The programme of projects promoted by the artistic-cultural association Zona Blu, founded in 2020 and defined as a ‘fluid perimeter’, i.e. a syncretic workshop and cultural incubator, continues. It is a free and multiform space, an open atelier, a place of birth and rebirth of ideas and creative identities. The first solo show by Chiara Scodeller, entitled ‘A Portrait of Italia’, represents the second appointment of the semester-long exhibition called ‘Iperblu’, an offshoot to discover the different qualities of the practices of emerging artists who are protagonists in different media and languages. Previously, with the exhibition of the TRDE collective, curated by Nicola Tineo and entitled “L’amore vive nel ricordo” (Love Lives in Memory), an immersive site-specific installation was presented, in complete synergy with the space and theme proposed by the exhibition. TRDE is a collective whose name stands for ‘The Rainbow Doesn’t Exist’. With this exhibition, the collective has created an environment rich in memories and emotional ties.

Chiara Scodeller, “Universal”, 2022, short film, color, sound, duration, 9’35, courtesy of the artist,

According to founder Nicola Tineo, making social art means for an artist to empathically connect with the historical reality he or she is experiencing. With this vision, Zona Blu’s exhibition programme continues with the second appointment dedicated, in this case, to a solo show. The exhibition is curated by Francesca De Chiara and Francesca Rossi Minelli, members of the Zona Blu curatorial team. It was articulated in the space in a skilful and precise manner. The works are arranged like pieces that lead the viewer towards the final work: the short film ‘Universal’, set in the factory where the artist’s father works, the feed mill in San Vito al Tagliamento, near Pordenone. By creating a dark exhibition space, the immersive narration of the reality of northern Italy and factory spaces expands the description of the cold and apparently detached working-class reality. This reality is examined with distance and an archaeological gaze. The sounds of the video are jarring, the human presence is minimal and our gaze observes the gigantic machinery, inducing us to create a purely contemplative and nostalgic relationship, with an observation of artefacts that reveal a harsh and arid industrial past, complex and all-encompassing in the labour narrative of northern Italy, which must be preserved.

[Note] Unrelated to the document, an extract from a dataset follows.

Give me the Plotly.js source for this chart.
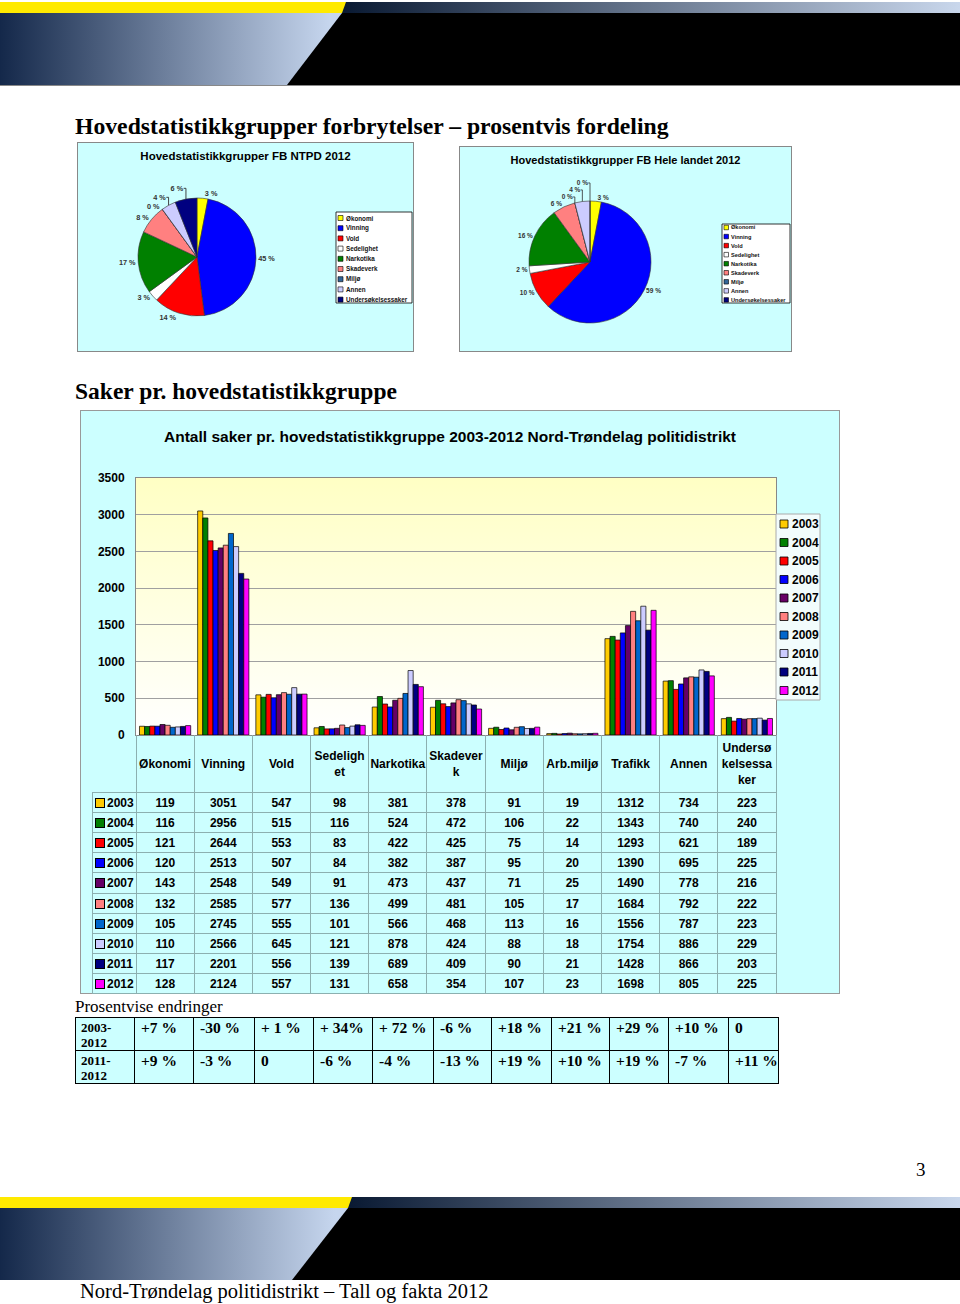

Chiara Scodeller, “Portis”, 2022, photographic negatives, variable dimensions, courtesy of the artist

Anticipating the final narrative, a series of photographic negatives placed at the entrance introduces the viewer to the temporal and spatial leap he/she is about to take. The work ‘Italy’, composed of backlit colour slides, plays the same role. The arrangement of the works is fitting and is reminiscent of the curatorial description carried out for the project, arranged like the tiles of the two main works. The subterranean plane of “Hyperspace” invites us to go deep inside, like the karst rocks of Carnia, places portrayed and explored by the artist in these photographs. This theme gives rise to the reflection brought forward in the presentation of Zona Blu’s previous project for this semester’s exhibition: what does social art mean today? After the Kassel documenta of 2021, which was considered a watershed with respect to the conception of art for the community, we could say that this expression is back in vogue. In relation to the documenta, multiple expressions were coined, including the debated ‘Artivism’ by Vincenzo Trione. However, it has to be considered whether top artists can call themselves activists or whether their work actually has a social impact. Is it necessary for art to have a condition of utility?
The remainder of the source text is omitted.